Cherchant a mieux connaître l'histoire intime de sa famille
Nathacha Appanah nous entraîne dans un long voyage historique et géographique. Dans ce récit elle remonte jusqu'en 1872 lorsque ses aieux quittent le sud de l'Inde pour venir travailler dans les champs de canne à sucre de l'île Maurice.
Le premier chapitre est envoutant et nous embarque dans une réflexion poétique sur les migrations et sur l'écriture qui virevolte comme les étourneaux se rassemblant en fin de journée.
"C'est à la tombée du jour qu'ils apparaissent. C'est à la tombée du jour que nous sommes les plus vulnérables. Il y a ces minutes étranges, gris-bleu, glissantes, quand le soleil s'en va et quelque chose venu du fond des âges remonte et se rappelle à nous. Une peur, une intranquillité, une fragilité. Nous pressons le pas, nos coeurs sont plus lourds et nos enfants pleurent sans raison. A la tombée du jour, j'arrête d'écrire et je me rends compte combien cette chose entrprise il y a quelques mois m'échappe. Cette chose, je dis. Cette chose, comme si elle existait quelque part, cette chose tel un objet. Cette chose m'échappe, je dis. Elle n'est ni ici ni là. Cette chose, c'est un récit sur mes grands-parents et je ne l'ai pas encore trouvée aujourd'hui, à l'heure où s'agitent les étourneaux."
Questions sur la forme mais aussi sur la transmission intergénérationnelle durant tout ce récit l'auteure va s'intéresser à la question de la mémoire.
Mémoire historique et officielle qui par des données factuelles consignées dans des fiches administratives renseigne, témoigne mais déshumanise.

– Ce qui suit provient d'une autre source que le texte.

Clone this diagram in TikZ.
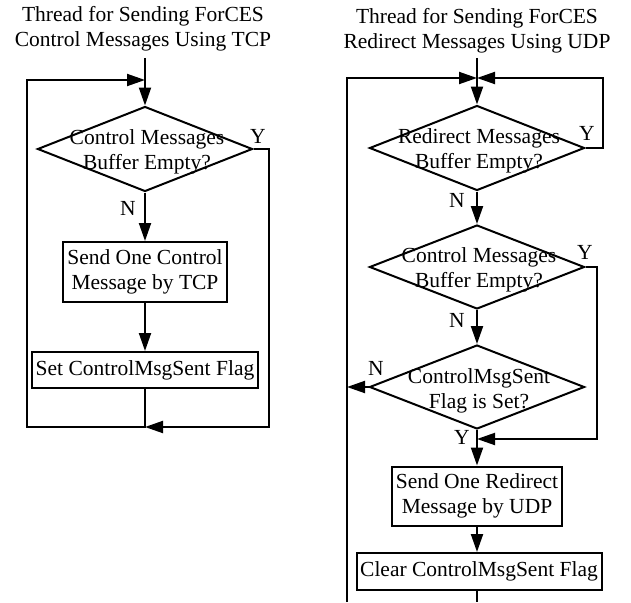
\documentclass[tikz,border=0pt]{standalone}
\usepackage{fontspec}
\setmainfont{Liberation Serif}
\usetikzlibrary{shapes.geometric,arrows.meta}

\tikzset{
  every node/.style={font=\fontsize{21.5}{25.5}\selectfont},
  flow/.style={line width=2pt},
  arr/.style={flow,-{Triangle[length=18pt,width=12pt]}},
  decision/.style={diamond,draw,line width=2pt,inner sep=0pt,
                   minimum width=215pt,minimum height=85pt},
  txt/.style={align=center,inner sep=0pt},
  procbox/.style={rectangle,draw,line width=2pt,align=center,inner sep=0pt},
  lab/.style={inner sep=0pt}
}

\begin{document}
\begin{tikzpicture}[x=1pt,y=-1pt]
\useasboundingbox (0,0) rectangle (631,602);

% ---------- thread 1: control messages over TCP ----------
\node[txt] (t1) at (143,29) {Thread for Sending ForCES\\Control Messages Using TCP};
\coordinate (in1) at (145,58);
\coordinate (j1) at (145,80);

\node[decision] (d1) at (145,149) {};
\node[txt] (d1t) at (147,152) {Control Messages\\Buffer Empty?};
\node[procbox,minimum width=164pt,minimum height=60pt] (b1) at (145,272)
  {Send One Control\\Message by TCP};
\node[procbox,minimum width=226pt,minimum height=36pt] (b2) at (145,370)
  {Set ControlMsgSent Flag};

\coordinate (m1) at (145,427);
\coordinate (ll1) at (27,427);
\coordinate (ul1) at (27,80);
\coordinate (r1) at (269,149);
\coordinate (rb1) at (269,427);

\draw[arr] (in1) -- (d1.north);
\draw[arr] (d1.south) -- (b1.north);
\draw[arr] (b1.south) -- (b2.north);
\draw[arr] (b2.south) -- (m1) -- (ll1) -- (ul1) -- (j1);
\draw[arr] (d1.east) -- (r1) -- (rb1) -- (m1);

\node[lab] (y1) at (258,136) {Y};
\node[lab] (n1) at (128,208) {N};

% ---------- thread 2: redirect messages over UDP ----------
\node[txt] (t2) at (477,31) {Thread for Sending ForCES\\Redirect Messages Using UDP};
\coordinate (in2) at (477,58);
\coordinate (j2) at (477,78);

\node[decision] (dA) at (477,148) {};
\node[txt] (dAt) at (479,151) {Redirect Messages\\Buffer Empty?};
\node[decision,minimum height=84pt] (dB) at (477,267) {};
\node[txt] (dBt) at (479,270) {Control Messages\\Buffer Empty?};
\node[decision,minimum height=84pt] (dC) at (477,387) {};
\node[txt] (dCt) at (479,391) {ControlMsgSent\\Flag is Set?};
\node[procbox,minimum width=170pt,minimum height=59pt] (b3) at (477,496)
  {Send One Redirect\\Message by UDP};
\node[procbox,minimum width=245pt,minimum height=37pt] (b4) at (479,571.5)
  {Clear ControlMsgSent Flag};

\coordinate (lb2) at (347,602);
\coordinate (lt2) at (347,78);
\coordinate (lm2) at (347,387);
\coordinate (rA) at (603,148);
\coordinate (rAt) at (603,78);
\coordinate (rB) at (597,267);
\coordinate (rBb) at (597,439);
\coordinate (m2) at (477,439);
\coordinate (e2) at (477,602);

\draw[arr] (in2) -- (dA.north);
\draw[arr] (lb2) -- (lt2) -- (j2);
\draw[arr] (dA.east) -- (rA) -- (rAt) -- (j2);
\draw[arr] (dA.south) -- (dB.north);
\draw[arr] (dB.south) -- (dC.north);
\draw[arr] (dB.east) -- (rB) -- (rBb) -- (m2);
\draw[arr] (dC.west) -- (lm2);
\draw[arr] (dC.south) -- (b3.north);
\draw[arr] (b3.south) -- (b4.north -| b3.south);
\draw[flow] (b4.south -| b3.south) -- (e2);

\node[lab] (yA) at (587,133) {Y};
\node[lab] (nA) at (457,200) {N};
\node[lab] (yB) at (585,252) {Y};
\node[lab] (nB) at (457,320) {N};
\node[lab] (nC) at (376,368) {N};
\node[lab] (yC) at (462,437) {Y};
\end{tikzpicture}
\end{document}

"Les archives ne sont pas le reflet exact de l'histoire, elles sont perméables aux confusions, aux anachronismes, elles sont influencées par le contexte de ces prises de documentation, les errreurs humaines, le temps qui passe et qui délave, le hasard d'un dossier qui se mélange à un autre, une photo qui se décolle et qui glisse. C'est une mémoire imparfaite."
L'autrice se tourne alors vers les récits familiaux, les souvenirs incertains des uns et des autres. Mais, ces récits oraux forment eux aussi une mémoire subjective et
Nathacha Appanah éprouve les limites et la fragilité de l'oralité.
"Des récits formés par des demi-vérités, des sélections, des morceaux choisis, des moments enjolivés, des pans abandonnés."
Le récit est l'entrelacement de toutes ces données. Connaître ses origines, tenter de comprendre ceux qui l'ont précédée. Créer sa propre histoire familiale sans trahir, sans trop dévoiler non plus et l'inscrire dans
L Histoire, tel est le pari réussi de Natthacha Appanah. Pour cela toujours elle questionne l'acte d'écriture. Elle s'interroge sur le choix d'une phrase, d'une formulation, sur son impact.
Ce récit très poétique, hommage puissant et plein de tendresse à sa famille, à ses aïeux et surtout à ses grands parents dignes et discrets, présents mais jamais envahissants est un gros coup de coeur.
Tout m'a attiré et convaincu dans ce livre, l'objet au si beau papier glacé, les illustrations historiques ou personnelles, la délicatesse de la forme, l'hommage aux ancètres, les questionnements sur la mémoire, la transmission de l'histoire familiale de génération en génération, et l'écriture subtile et poétique de l'auteure.